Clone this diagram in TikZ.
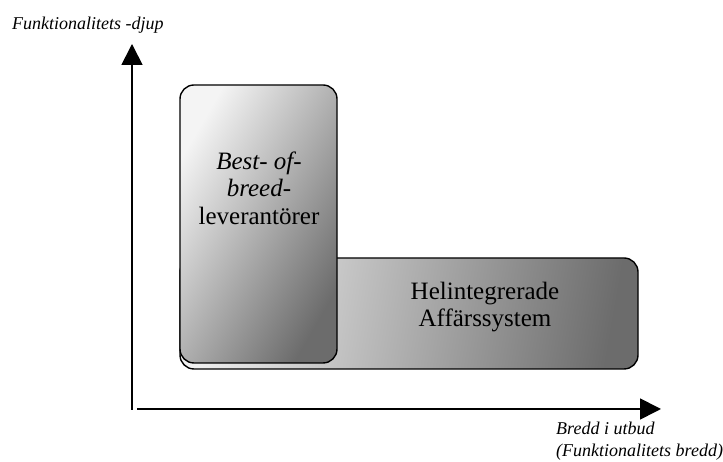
\documentclass[tikz,border=0pt]{standalone}
\usepackage{fontspec}
\setmainfont{Liberation Serif}
\usetikzlibrary{arrows.meta}

\definecolor{shadelight}{HTML}{F4F4F4}
\definecolor{shadelightb}{HTML}{F0F0F0}
\definecolor{shadedark}{HTML}{6C6C6C}

\tikzset{
  panel/.style={draw=black, line width=1.4pt, rounded corners=14pt,
    inner sep=0pt, shading=axis},
  axisline/.style={line width=1.7pt, -{Triangle[length=21pt,width=21pt]}},
  boxtext/.style={align=center, inner sep=0pt, font=\fontsize{25}{27.5}\selectfont},
  axislabel/.style={inner sep=0pt, font=\fontsize{18}{22}\selectfont\itshape}
}

\begin{document}
\begin{tikzpicture}[x=1pt,y=1pt]
  \useasboundingbox (0,0) rectangle (723,462);

  % wide panel behind, tall panel in front; both lighten towards the upper left
  \node[panel, minimum width=458pt, minimum height=111pt,
        top color=shadelightb, bottom color=shadedark, shading angle=80]
        (wide) at (409,148.5) {};
  \node[panel, minimum width=157pt, minimum height=278pt,
        top color=shadelight, bottom color=shadedark, shading angle=60]
        (tall) at (258.5,238) {};

  \node[boxtext] (talltext) at (259,274)
    {\textit{Best- of-}\\ \textit{breed-}\\ leverantörer};
  \node[boxtext] (widetext) at (485,155)
    {Helintegrerade\\ Affärssystem};

  % axes
  \coordinate (origin) at (132,52);
  \coordinate (xstart) at (137,53);
  \coordinate (ytip) at (132,418);
  \coordinate (xtip) at (661,53);
  \draw[axisline] (origin) -- (ytip);
  \draw[axisline] (xstart) -- (xtip);

  \node[axislabel, anchor=base west] (ylabel) at (12,432) {Funktionalitets -djup};
  \node[axislabel, anchor=north west, align=left] (xlabel) at (556,40)
    {Bredd i utbud\\(Funktionalitets bredd)};
\end{tikzpicture}
\end{document}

▬▬▬▬▬▬▬▬▬▬

Direction:
Write down every line from the opening of the listing to the line with "(0,0) rectangle (723,462);", both included, and nothing else; the pictures are omitted.

Response below:
Clone this diagram in TikZ.
\documentclass[tikz,border=0pt]{standalone}
\usepackage{fontspec}
\setmainfont{Liberation Serif}
\usetikzlibrary{arrows.meta}

\definecolor{shadelight}{HTML}{F4F4F4}
\definecolor{shadelightb}{HTML}{F0F0F0}
\definecolor{shadedark}{HTML}{6C6C6C}

\tikzset{
  panel/.style={draw=black, line width=1.4pt, rounded corners=14pt,
    inner sep=0pt, shading=axis},
  axisline/.style={line width=1.7pt, -{Triangle[length=21pt,width=21pt]}},
  boxtext/.style={align=center, inner sep=0pt, font=\fontsize{25}{27.5}\selectfont},
  axislabel/.style={inner sep=0pt, font=\fontsize{18}{22}\selectfont\itshape}
}

\begin{document}
\begin{tikzpicture}[x=1pt,y=1pt]
  \useasboundingbox (0,0) rectangle (723,462);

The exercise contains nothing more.